====== DATA SECTION ======

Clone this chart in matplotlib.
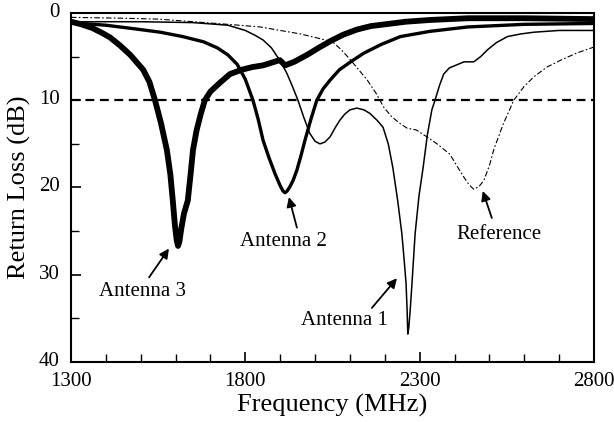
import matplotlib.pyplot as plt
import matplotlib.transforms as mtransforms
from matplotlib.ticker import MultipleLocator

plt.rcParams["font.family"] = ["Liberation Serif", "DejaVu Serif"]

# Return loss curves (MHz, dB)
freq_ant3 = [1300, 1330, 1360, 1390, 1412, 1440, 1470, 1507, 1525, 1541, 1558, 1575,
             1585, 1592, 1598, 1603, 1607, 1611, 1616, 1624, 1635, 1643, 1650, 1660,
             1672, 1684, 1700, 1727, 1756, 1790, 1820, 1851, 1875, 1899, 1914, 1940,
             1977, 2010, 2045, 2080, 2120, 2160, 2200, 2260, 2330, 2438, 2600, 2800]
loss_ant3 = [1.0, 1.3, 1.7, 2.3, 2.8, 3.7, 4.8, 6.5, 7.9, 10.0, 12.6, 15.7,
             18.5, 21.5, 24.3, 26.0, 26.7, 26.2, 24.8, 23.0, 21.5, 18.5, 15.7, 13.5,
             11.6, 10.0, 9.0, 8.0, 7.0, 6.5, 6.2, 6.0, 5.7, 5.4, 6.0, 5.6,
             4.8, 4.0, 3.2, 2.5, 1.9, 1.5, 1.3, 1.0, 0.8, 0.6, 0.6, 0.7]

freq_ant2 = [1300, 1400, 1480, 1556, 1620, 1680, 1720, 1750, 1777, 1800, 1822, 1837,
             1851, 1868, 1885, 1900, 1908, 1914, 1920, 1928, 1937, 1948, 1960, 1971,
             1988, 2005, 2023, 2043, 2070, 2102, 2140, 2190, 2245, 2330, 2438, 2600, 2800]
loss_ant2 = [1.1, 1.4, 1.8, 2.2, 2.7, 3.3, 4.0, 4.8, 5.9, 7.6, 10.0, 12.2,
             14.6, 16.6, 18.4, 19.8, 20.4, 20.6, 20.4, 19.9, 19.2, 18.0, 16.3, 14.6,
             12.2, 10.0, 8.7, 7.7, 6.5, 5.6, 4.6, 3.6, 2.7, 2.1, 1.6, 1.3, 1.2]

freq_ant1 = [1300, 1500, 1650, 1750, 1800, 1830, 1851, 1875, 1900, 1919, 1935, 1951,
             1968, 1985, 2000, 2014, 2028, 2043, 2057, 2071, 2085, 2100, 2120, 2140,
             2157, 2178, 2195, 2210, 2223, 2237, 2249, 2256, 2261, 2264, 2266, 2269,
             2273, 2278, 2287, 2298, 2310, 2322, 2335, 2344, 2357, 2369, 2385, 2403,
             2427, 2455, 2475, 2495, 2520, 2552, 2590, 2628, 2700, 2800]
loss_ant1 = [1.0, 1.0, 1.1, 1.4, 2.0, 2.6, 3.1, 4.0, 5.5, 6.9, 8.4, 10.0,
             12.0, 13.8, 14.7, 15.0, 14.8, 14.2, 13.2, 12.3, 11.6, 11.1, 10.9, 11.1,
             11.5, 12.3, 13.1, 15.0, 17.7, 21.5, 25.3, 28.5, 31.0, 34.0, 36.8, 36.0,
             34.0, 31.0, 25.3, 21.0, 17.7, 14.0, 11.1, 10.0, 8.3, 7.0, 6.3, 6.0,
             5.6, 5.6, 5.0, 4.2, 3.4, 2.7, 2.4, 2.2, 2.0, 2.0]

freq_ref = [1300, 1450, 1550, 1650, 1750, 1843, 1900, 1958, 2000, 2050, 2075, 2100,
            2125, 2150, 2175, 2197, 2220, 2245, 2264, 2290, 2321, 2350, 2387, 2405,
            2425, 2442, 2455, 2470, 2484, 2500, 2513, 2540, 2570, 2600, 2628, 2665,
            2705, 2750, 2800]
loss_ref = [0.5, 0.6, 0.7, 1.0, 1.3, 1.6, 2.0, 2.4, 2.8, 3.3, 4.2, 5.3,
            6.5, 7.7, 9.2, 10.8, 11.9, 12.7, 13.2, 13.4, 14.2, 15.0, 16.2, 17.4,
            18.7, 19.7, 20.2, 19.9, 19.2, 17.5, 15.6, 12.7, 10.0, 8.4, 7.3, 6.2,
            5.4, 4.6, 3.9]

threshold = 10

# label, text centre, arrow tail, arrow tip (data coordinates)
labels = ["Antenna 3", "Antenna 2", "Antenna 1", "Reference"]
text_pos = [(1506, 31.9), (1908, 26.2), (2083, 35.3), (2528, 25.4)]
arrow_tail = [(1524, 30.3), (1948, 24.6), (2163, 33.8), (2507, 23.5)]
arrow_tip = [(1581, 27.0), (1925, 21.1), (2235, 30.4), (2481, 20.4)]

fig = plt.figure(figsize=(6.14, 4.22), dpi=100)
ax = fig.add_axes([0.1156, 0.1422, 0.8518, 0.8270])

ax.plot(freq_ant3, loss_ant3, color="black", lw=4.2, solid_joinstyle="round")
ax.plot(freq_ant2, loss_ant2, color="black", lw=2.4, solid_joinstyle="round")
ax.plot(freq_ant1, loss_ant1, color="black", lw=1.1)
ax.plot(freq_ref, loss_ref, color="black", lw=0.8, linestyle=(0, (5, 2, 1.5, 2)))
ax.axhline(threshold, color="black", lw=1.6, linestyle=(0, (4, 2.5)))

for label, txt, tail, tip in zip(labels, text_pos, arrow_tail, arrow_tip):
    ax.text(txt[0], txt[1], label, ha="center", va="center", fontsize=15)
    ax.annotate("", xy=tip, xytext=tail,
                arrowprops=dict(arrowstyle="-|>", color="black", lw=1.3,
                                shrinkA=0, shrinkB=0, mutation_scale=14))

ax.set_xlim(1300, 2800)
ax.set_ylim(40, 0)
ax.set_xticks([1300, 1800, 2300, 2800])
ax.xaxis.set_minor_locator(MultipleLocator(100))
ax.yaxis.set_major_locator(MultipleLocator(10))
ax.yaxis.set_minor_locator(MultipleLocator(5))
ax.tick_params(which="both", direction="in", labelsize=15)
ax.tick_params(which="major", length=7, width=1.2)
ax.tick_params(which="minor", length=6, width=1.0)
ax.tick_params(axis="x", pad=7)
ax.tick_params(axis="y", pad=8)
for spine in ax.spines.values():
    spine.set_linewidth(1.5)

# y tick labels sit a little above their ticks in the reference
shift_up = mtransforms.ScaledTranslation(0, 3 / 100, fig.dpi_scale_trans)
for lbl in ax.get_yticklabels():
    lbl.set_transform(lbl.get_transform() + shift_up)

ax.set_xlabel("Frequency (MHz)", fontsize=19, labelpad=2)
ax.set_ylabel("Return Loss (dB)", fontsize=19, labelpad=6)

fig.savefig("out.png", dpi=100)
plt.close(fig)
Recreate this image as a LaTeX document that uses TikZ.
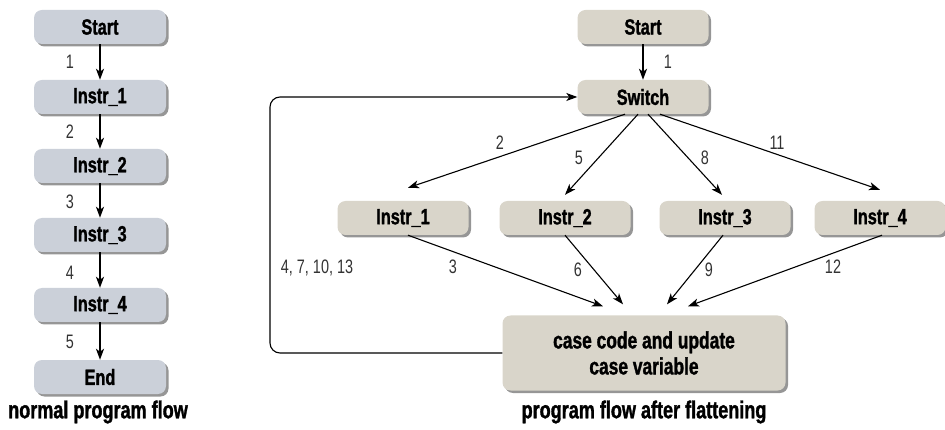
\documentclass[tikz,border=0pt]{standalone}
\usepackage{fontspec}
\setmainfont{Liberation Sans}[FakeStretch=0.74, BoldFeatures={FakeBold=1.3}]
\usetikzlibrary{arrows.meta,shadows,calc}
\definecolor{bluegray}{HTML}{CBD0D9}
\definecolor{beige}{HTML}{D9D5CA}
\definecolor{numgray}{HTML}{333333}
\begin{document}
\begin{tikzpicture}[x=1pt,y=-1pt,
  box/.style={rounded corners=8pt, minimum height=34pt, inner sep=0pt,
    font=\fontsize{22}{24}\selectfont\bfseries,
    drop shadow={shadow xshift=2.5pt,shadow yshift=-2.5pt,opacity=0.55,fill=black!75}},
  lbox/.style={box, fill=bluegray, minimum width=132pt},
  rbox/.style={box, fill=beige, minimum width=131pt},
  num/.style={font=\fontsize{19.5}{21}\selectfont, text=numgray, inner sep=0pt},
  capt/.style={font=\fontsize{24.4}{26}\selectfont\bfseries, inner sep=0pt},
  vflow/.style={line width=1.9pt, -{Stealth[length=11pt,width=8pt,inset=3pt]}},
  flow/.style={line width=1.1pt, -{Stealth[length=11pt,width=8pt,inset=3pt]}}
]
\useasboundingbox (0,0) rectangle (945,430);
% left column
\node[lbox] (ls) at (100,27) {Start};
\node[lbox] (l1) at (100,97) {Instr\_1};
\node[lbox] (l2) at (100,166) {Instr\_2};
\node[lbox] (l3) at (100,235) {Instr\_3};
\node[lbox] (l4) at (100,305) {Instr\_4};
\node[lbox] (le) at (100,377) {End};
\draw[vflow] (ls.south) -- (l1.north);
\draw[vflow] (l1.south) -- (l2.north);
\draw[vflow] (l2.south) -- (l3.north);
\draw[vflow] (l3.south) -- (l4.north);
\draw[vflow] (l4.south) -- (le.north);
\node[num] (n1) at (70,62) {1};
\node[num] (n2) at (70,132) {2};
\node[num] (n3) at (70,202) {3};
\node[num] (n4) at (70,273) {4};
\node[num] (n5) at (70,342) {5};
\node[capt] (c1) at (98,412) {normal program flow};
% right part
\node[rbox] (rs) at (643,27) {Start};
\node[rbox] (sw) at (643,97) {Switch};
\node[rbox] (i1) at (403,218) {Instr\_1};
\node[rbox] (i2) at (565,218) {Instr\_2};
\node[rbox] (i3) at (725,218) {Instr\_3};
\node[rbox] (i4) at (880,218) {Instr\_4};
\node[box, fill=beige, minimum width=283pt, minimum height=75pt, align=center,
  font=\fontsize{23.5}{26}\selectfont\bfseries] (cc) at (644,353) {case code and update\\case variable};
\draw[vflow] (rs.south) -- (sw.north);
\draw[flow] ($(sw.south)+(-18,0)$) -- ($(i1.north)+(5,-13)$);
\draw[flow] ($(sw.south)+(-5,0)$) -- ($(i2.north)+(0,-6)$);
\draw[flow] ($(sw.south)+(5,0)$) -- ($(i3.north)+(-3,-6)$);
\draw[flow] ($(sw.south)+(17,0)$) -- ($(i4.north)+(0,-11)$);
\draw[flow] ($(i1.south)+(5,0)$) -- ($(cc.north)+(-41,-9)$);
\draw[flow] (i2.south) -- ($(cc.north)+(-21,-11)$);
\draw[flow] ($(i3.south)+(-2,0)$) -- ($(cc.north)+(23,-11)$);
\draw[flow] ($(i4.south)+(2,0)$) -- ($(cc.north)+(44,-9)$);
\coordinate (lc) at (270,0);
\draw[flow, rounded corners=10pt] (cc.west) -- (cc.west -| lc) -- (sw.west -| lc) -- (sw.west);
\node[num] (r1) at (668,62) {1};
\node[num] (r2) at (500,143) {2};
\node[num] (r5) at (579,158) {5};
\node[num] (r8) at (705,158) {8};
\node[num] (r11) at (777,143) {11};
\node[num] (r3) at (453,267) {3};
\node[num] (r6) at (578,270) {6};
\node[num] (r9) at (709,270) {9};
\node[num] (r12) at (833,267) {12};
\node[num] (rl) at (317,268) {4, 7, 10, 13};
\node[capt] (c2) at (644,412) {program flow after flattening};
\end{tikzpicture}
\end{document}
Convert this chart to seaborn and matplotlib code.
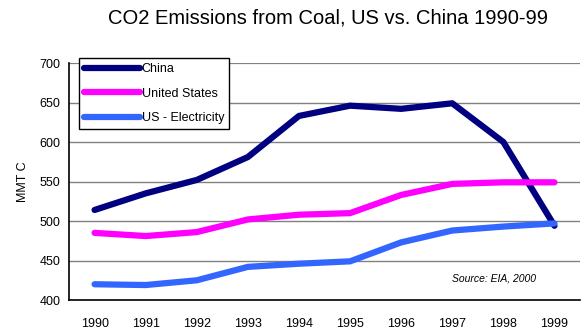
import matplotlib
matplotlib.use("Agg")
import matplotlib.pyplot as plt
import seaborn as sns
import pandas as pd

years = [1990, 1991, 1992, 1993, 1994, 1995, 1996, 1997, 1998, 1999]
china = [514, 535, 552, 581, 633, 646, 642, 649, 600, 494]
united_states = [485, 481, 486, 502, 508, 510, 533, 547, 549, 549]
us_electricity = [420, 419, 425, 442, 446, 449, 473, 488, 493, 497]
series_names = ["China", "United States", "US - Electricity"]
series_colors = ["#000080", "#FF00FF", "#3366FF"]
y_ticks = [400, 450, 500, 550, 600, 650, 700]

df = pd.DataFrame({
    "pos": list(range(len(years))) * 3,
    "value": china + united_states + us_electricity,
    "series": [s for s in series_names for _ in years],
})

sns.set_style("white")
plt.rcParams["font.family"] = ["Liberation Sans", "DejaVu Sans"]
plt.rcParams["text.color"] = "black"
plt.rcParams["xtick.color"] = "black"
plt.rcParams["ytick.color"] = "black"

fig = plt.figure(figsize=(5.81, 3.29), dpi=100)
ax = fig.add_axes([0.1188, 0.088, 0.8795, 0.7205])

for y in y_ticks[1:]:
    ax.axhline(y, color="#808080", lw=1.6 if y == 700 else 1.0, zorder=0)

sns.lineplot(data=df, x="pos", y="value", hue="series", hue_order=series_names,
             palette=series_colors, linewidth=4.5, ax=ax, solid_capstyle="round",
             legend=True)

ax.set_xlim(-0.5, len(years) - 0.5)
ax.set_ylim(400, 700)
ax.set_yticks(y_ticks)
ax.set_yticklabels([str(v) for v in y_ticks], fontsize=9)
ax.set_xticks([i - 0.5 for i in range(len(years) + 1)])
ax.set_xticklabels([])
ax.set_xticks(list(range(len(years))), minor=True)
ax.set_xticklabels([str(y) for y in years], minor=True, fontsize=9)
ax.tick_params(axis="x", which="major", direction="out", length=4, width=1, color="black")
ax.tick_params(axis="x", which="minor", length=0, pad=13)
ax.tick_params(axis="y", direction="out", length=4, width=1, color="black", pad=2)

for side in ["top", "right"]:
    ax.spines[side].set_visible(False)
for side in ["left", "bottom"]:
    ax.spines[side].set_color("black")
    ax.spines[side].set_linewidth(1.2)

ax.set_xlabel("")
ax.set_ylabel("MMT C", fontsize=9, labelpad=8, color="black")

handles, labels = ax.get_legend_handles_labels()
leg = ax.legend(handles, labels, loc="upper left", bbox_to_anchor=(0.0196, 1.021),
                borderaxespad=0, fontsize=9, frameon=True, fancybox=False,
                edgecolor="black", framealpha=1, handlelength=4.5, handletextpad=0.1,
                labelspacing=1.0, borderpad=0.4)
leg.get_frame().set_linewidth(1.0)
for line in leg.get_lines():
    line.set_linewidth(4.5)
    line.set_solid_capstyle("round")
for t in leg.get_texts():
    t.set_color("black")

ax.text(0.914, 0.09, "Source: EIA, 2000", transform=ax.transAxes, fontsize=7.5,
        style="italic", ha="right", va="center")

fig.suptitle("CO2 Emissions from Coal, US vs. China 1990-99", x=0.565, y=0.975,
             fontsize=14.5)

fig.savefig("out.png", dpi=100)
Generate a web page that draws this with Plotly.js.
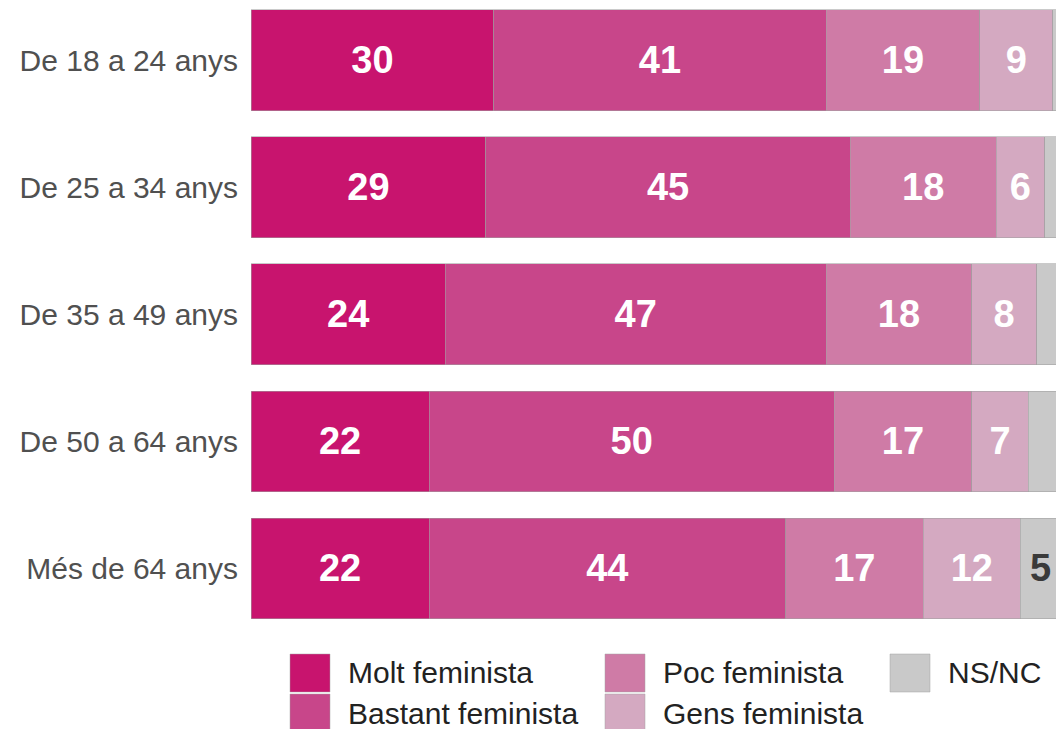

======

[REQUEST] Copy all the lines above that hold the string "code".

[SOLUTION TO THE EXERCISE]
  font=\fontsize{23.5}{26}\selectfont\bfseries] (cc) at (644,353) {case code and update\\case variable};
Convert this chart to seaborn and matplotlib code.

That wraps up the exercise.